How virtual teams empower corporate culture?

Corporate culture is a watchword for modern businesses.

Although interpreted differently by managers and employees, no one questions the importance of engaging and comfortable working atmosphere and office environment. Moreover, if one is to look up to the most successful companies, the new book, published by Google executive chairman, Eric Schmidt, and an adviser to Google CEO, Jonathan Rosenberg (together with Alan Eagle), How Google Works, emphasizes the values and necessity of a strong company culture.
 
The book answers the question: “How do you build a successful business?” exploring the steps modern entrepreneurs should undertake to reach success. Tackling with subjects of decision-making, hiring, organizational structure, communication, strategy, talent, creativity and corporate culture, all of equal importance for every business, whether it’s a small family businesses, start-up or a big company, one thing is certain, as Schmidt put it, it all starts with culture
 
Accordingly, the question is: What is Corporate Culture?
 
Finding a job is becoming harder every year, and employee turnover is very expensive for companies, still, every month over 2 million US employees leave their job and 70% are “not engaged” at work, which brings less productivity with employees being emotionally disconnected from their workplace.

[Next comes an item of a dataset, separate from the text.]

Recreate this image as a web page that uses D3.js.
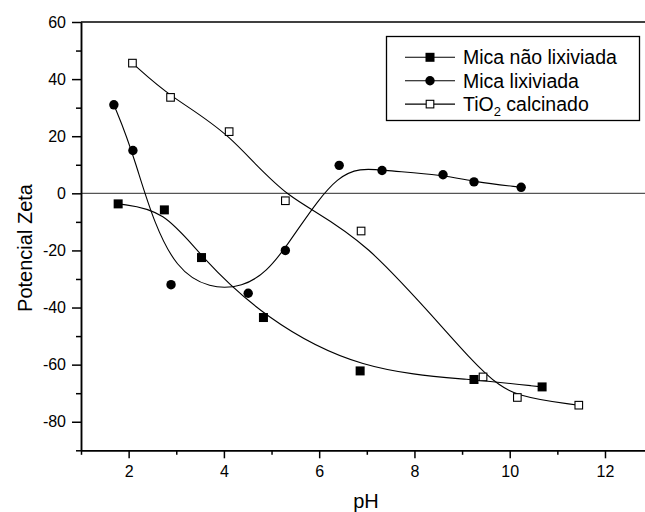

Another study showed that 53% of women with technical degrees leave the industry after their first post-MBA job. According to the Gallup report, worldwide, only 13% of employees are engaged in their work (66% in Western Europe are not engaged).
 
While numerous reasons lead to changing job, if an employee would easily choose to pursue a career in a more satisfying company, the team will lose a member, the company might be forced to hire on emergency (new hiring costs), and the department might lose expertise and fail to bring results. Failing to invest in talented team members reflects on company’s value and mission. Keeping unhappy, underperforming employee is influencing workforce, customer engagement, revenue, company’s image and future. Today, companies are not solely competing on the market with concurrent products or services, or for customers and revenue, the most successful companies are competing on work ethic – how they treat, value and respect their employees and if they are willing to invest in their teams.
 
Defining the term as elusive as corporate culture is a difficult task. Corporate culture refers to a group of people who work in synergy to achieve a goal, and represents their behaviour, believes and interactions within a company and outside. While for one employee, a new job in a respected and promising company might bring excitement and ambition-driven performance, for others, might trigger dissatisfaction and poor results, which, in turn, for the company can result in high costs for business.
 
Most companies believe they have created a culture in which each employee feels understood and valued, comfortable to say the least, however, corporate culture includes other factors such as outside interests, willingness to take risks or accept new technologies, fun and quality free time, and more. Building a good corporate culture is beyond setting up a “living room” furnished with beanbag chairs and a Ping-Pong table (although the interior certainly has its role).
 
Understood as a group of people who work together in synergy to bring the best results and achieve the goal, how virtual teams fit into the idea of building a strong, positive corporate culture?
 
How virtual teams are able to empower corporate culture?
 
Regardless of their destination, the companies are eager to hire talented people, but virtual teams can lack in many features, such as clear direction, trust and engagement, if the company continues to treat virtual teams as the teams that share the office physically.
 

  • Teambuilding and Good Leaders

 
Team building and other interpersonal activities are created to connect the team members on more levels, and for virtual teams, these exercises, if done properly, result in putting great leaders at place and creating a team of people who share more than just skills and knowledge, but rather a similar mindset . In a strong company culture, good leaders know how to communicate, delegate and listen, and without them, a team can lose cohesive teamwork. Virtual teams can now exercise team building through numerous activities, many of which are designed to bring more than expertise and technical skills, putting interpersonal skills first. 
 

  • Communication, People Issues and Shared Leadership

 
By supporting team spirit and trust, virtual teams compensate for the lack of human contact. The structure and nature of virtual teams differ in many ways, and very often, the signs of shaken team spirit and trust are easily noticeable. For remote workflow, communication between managers and the team is crucial. Asking questions creates an atmosphere in which the discourse between the team members and leaders are encouraged, an atmosphere in which team members feel valued, listened to and respected. This type of informal communication can promote and foster shared leadership.  Shared leadership, on the other hand, keeps the team focused and productive by finding ways to include others more directly in leading the team. Sharing best practices, or assigning members to coach others in their areas of expertise, or to help and coach new members, running  a virtual team-building, all these responsibilities bring the team closer and more engaged.
 
According to a survey by Cisco, virtual teams are able to outperform face-to-face teams.  Teleworkers who worked remotely were 69 percent more productive and 83 percent of teleworkers were of the opinion that communication with other team members was enhanced.  Another research, conducted in 2009, included 80 software companies around the world, and showed that dispersed teams very often outperform teams that share physical space.
 
Virtual teams are becoming more prevalent, and company’s office is becoming more of a concept.  Corporate culture, however, is a powerful driving force for modern businesses.